The nomadic hunters called the Cro-Magnon, who were, like us, Homo sapiens, existed here from about 40,000 to 10,000 years ago, and wintered in the vallon sporadically over that time. The canyon sheltered them from cold winds, and the natural rock overhangs allowed them to hold heat inside by hanging hides over the openings of their shelters. It is thought that different groups met in those cold months and shared materials, techniques and genes before separating to go to their summer hunting grounds in the spring.
Their own ancestors had come to the Dordogne from Africa, taking thousands of years to get there only to find another human species already in residence — the Neanderthal.

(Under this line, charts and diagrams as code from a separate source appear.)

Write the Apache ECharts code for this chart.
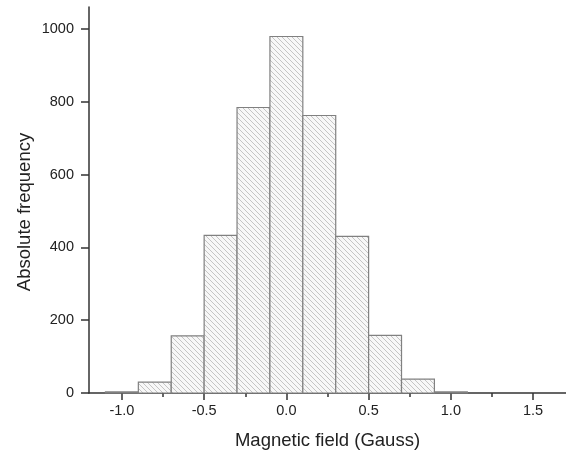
<!DOCTYPE html>
<html lang="en">
<head>
    <meta charset="UTF-8">
    <title>Magnetic field histogram</title>
    <style>
        body { margin: 0; background: #fff; }
    </style>
</head>
<body>
    <div id="main" style="width:566px;height:454px;"></div>
</body>
<script src="https://cdn.jsdelivr.net/npm/echarts@6/dist/echarts.min.js"></script>
<script>
    // histogram bins (centre of each bin, Gauss) and counts
    var binCenters = [-1.0, -0.8, -0.6, -0.4, -0.2, 0.0, 0.2, 0.4, 0.6, 0.8, 1.0];
    var counts = [3, 30, 157, 433, 784, 979, 762, 430, 158, 38, 3];
    var binWidth = 0.2;
    var xMajorTicks = [-1.0, -0.5, 0.0, 0.5, 1.0, 1.5];
    var xMinorTicks = [-0.75, -0.25, 0.25, 0.75, 1.25];
    var yMajorTicks = [0, 200, 400, 600, 800, 1000];
    var yMinorTicks = [100, 300, 500, 700, 900];

    var font = '"Liberation Sans", Arial, sans-serif';
    var axisColor = '#333';

    // hatch pattern for the bars
    var hatch = document.createElement('canvas');
    hatch.width = 5;
    hatch.height = 5;
    var hc = hatch.getContext('2d');
    hc.fillStyle = '#f7f7f7';
    hc.fillRect(0, 0, 5, 5);
    hc.strokeStyle = '#bdbdbd';
    hc.lineWidth = 0.9;
    hc.beginPath();
    hc.moveTo(-1, -1); hc.lineTo(6, 6);
    hc.moveTo(-1, 4); hc.lineTo(1, 6);
    hc.moveTo(4, -1); hc.lineTo(6, 1);
    hc.stroke();

    var data = binCenters.map(function (c, i) {
        return [c - binWidth / 2, c + binWidth / 2, counts[i]];
    });

    function minorAxis(extra) {
        return Object.assign({
            type: 'value',
            splitLine: { show: false },
            axisLine: { show: false },
            axisLabel: { show: false }
        }, extra);
    }

    var main = echarts.init(document.getElementById('main'));
    var option = {
        backgroundColor: '#fff',
        animation: false,
        grid: { left: 89, right: 0, top: 7, bottom: 61, outerBoundsMode: 'none' },
        xAxis: [{
            type: 'value',
            min: -1.2,
            max: 1.7,
            name: 'Magnetic field (Gauss)',
            nameLocation: 'middle',
            nameGap: 38,
            nameMoveOverlap: false,
            nameTextStyle: { color: '#222', fontSize: 18.5, fontFamily: font },
            splitLine: { show: false },
            axisLine: { onZero: false, lineStyle: { color: axisColor, width: 1.5 } },
            axisTick: { customValues: xMajorTicks, length: 7, lineStyle: { color: axisColor, width: 1.5 } },
            axisLabel: {
                customValues: xMajorTicks,
                color: '#222', fontSize: 14.5, fontFamily: font, margin: 10,
                formatter: function (v) { return v.toFixed(1); }
            }
        }, minorAxis({
            position: 'bottom',
            min: -1.2,
            max: 1.7,
            axisTick: { customValues: xMinorTicks, length: 4, lineStyle: { color: axisColor, width: 1.5 } }
        })],
        yAxis: [{
            type: 'value',
            min: 0,
            max: 1060,
            name: 'Absolute frequency',
            nameLocation: 'middle',
            nameGap: 55,
            nameMoveOverlap: false,
            nameTextStyle: { color: '#222', fontSize: 18.5, fontFamily: font, padding: [0, 24, 0, 0] },
            splitLine: { show: false },
            axisLine: { show: true, onZero: false, lineStyle: { color: axisColor, width: 1.5 } },
            axisTick: { show: true, customValues: yMajorTicks, length: 8, lineStyle: { color: axisColor, width: 1.5 } },
            axisLabel: {
                customValues: yMajorTicks,
                color: '#222', fontSize: 14.5, fontFamily: font, margin: 15,
                formatter: function (v) { return String(v); }
            }
        }, minorAxis({
            position: 'left',
            min: 0,
            max: 1060,
            axisTick: { show: true, customValues: yMinorTicks, length: 4, lineStyle: { color: axisColor, width: 1.5 } }
        })],
        series: [{
            type: 'custom',
            xAxisIndex: 0,
            yAxisIndex: 0,
            renderItem: function (params, api) {
                var p0 = api.coord([api.value(0), api.value(2)]);
                var p1 = api.coord([api.value(1), 0]);
                return {
                    type: 'rect',
                    shape: { x: p0[0], y: p0[1], width: p1[0] - p0[0], height: p1[1] - p0[1] },
                    style: {
                        fill: { image: hatch, repeat: 'repeat' },
                        stroke: '#808080',
                        lineWidth: 1.2
                    }
                };
            },
            encode: { x: [0, 1], y: 2 },
            data: data
        }]
    };
    main.setOption(option);
</script>
</html>
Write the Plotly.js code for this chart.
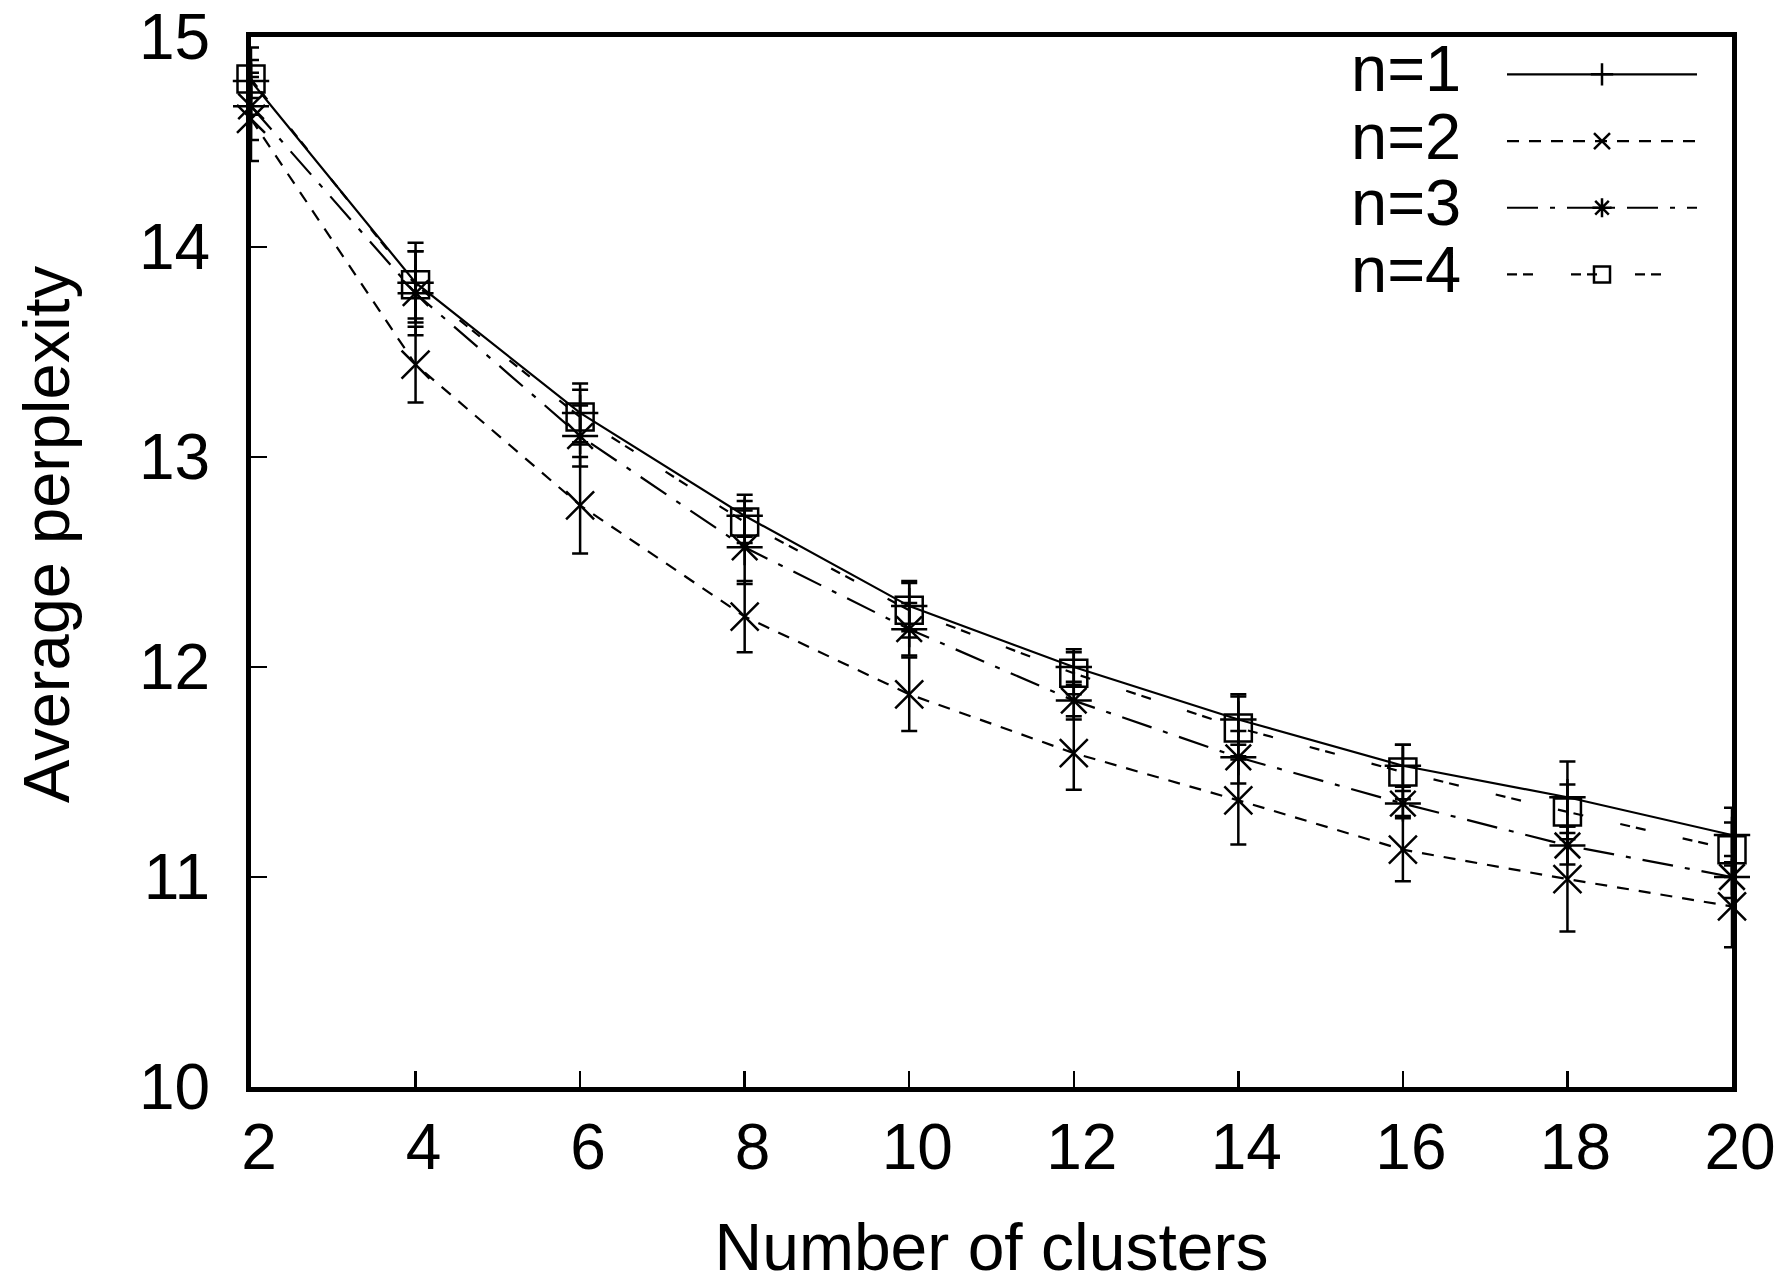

Professor White believes that the shock of that contact was an impetus for the Cro-Magnon use of body ornamentation. “Ornamentation helped them organise into large groups and identify each other across wide distances,” he said. Their distinctive styles of beadwork and clothing made them identifiable as Cro-Magnon and differentiated them from the Neanderthals. In this view, ornamentation was not only the beginning of metaphor — the taking of an image or material out of one context and placing it in another — but also of the concept of social status. Abri Castanet is one of the richest sources of concrete evidence for ornamentation, though earlier so-called “find spots” exist in France and South Africa.